Sunday, May 01, 2016

Globe Willows in the Spring


Weather: In Monday’s winds, the tops of the globe willow were waving like pampas grass. Then the blessed rains came, Friday and today.

What’s blooming in the area: Flowering quince, spirea, lilac, Dutch iris, moss phlox, donkey spurge. The last of the plants to emerge each year are leafing, the catalpas, black locusts, grapes, and my baptisia.

Beyond the walls and fences: Tansy and purple mustards, hoary cress, alfilerillo, western stickseed, fleabane, dandelions.

In my yard: Grape hyacinth, lilies of the valley, vinca.

Inside: Zonal geraniums, aptenia.

Animal sightings: Rabbits, small birds, ants.


Weekly update: Globe willows do so well in the village near the river, I planted one. Then the southwestern trunks of the two in the yard of my neighbor to the north and west died. I got wary about mine.

This year something happened to the one of a neighbor a bit to the east and north. I’m not sure exactly what. It never was as symmetrical at the best, and had a great many trunks rising from the roots.


I’m not sure if it’s good or bad to have that habit. Whenever men come to trim my trees, they would always offer to cut it to proper form, but I shake my head no. With my tree, the basal branching happened when it died back to the ground. I’m still not sure if what is growing is what I bought, or some less desirable willow used as root stock. Maybe that’s what happened with my neighbor’s tree.

A few weeks ago I noticed a pile of brush in the wash that floods when water rushes down the hills. Some years ago that neighbor, or whoever lived there then, went out with a backhoe and scraped away all the vegetation. ATV riders turned it into a road. Ever since, the neighbor has been putting limbs crossways to block them, and they’ve moved them to reopen the passage.

The pile this year looked even more formidable. And well it should. It was a large trunk of that globe willow.


I gather the trunk must have broken loose in one of the rounds of high winds.


I went from being wary to worried. The last few years my tree has expanded in all directions because a leaking hose valve sent water down to the drive where it puddled. I’ve now fixed the leak, which will mean it gets less water this year. I fear something will die back.


I grew watchful. The first leaves were all at the top,


with the branches at the bottom left bare.


Oddly, the barren ones were over the gravel, where water collects. I remembered it was sun scald that killed the other neighbor’s trunks. These branches seemed too small to have that problem. I thought maybe it was because the gravel was warmer than the grass, and retained more heat on snowy days which damaged the thinner rods.

A few weeks age, after the top was fully leafed, I noticed the tree was filling the interior by producing leaves along the limbs, rather than the branches. Perhaps these were less damaged by heat reflected from the ground.


This morning I looked again. Now leaves were coming out lower to the ground, but they’re even closer to the trunk.

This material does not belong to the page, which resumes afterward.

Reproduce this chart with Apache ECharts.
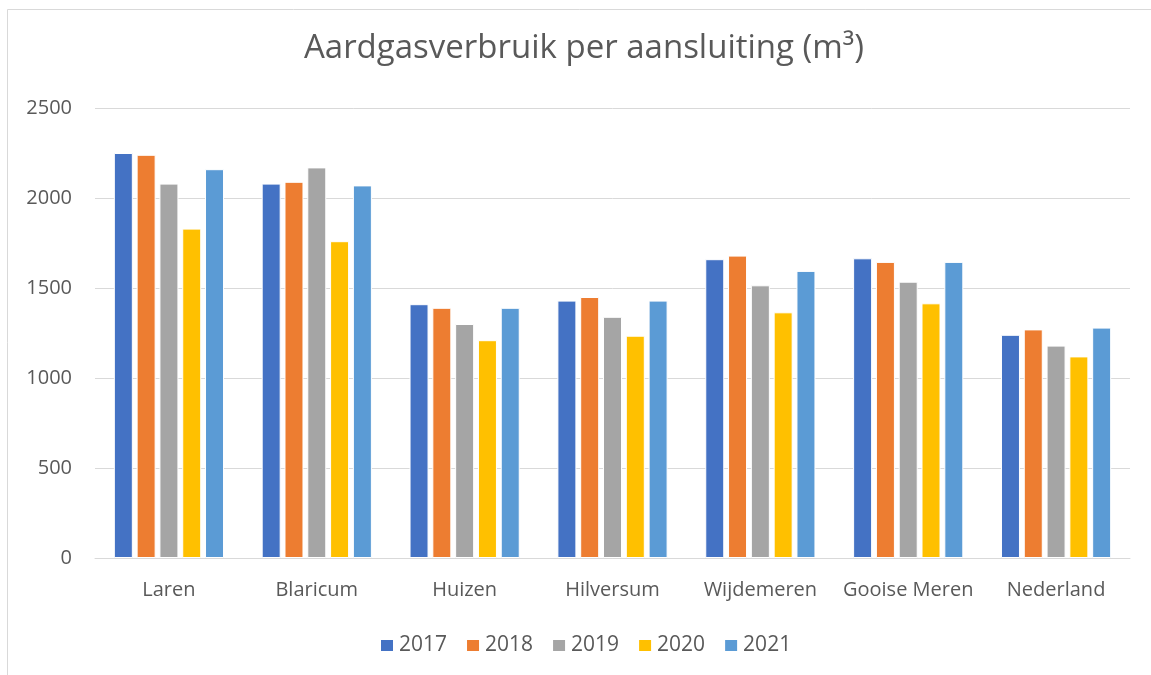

I suppose this all means that globe willows, or whatever it is that I have, adapted to an environment where snow covered the ground so heat wouldn’t rise and destroy as it went. This year, like most years, whatever snow we had melted quickly. Apparently warm ground isn’t as good for them as cold.

Photographs: My globe willow and that of my neighbor.
1. New leaves on mine, 27 March 2016.
2. Snow on the leaves a few days later, 1 April 2016.
3. My neighbor’s tree a few years ago, 27 November 2011.
4. My neighbor’s tree parts in the wash, 14 April 2016.
5. My neighbor’s damage trunk in the wash, 14 April 2016.
6. My tree a few years ago blowing in the wind, 21 June 2013.
7. Top leaves on my tree the same day I found my neighbor’s tree in the wash, 14 April 2016.
8. Bare branches near the base of my tree, 1 May 2016.
9. Leaves emerging close to the limbs, 20 April 2016.
10. Leaves emerging near the base of the trunks, 1 May 2016.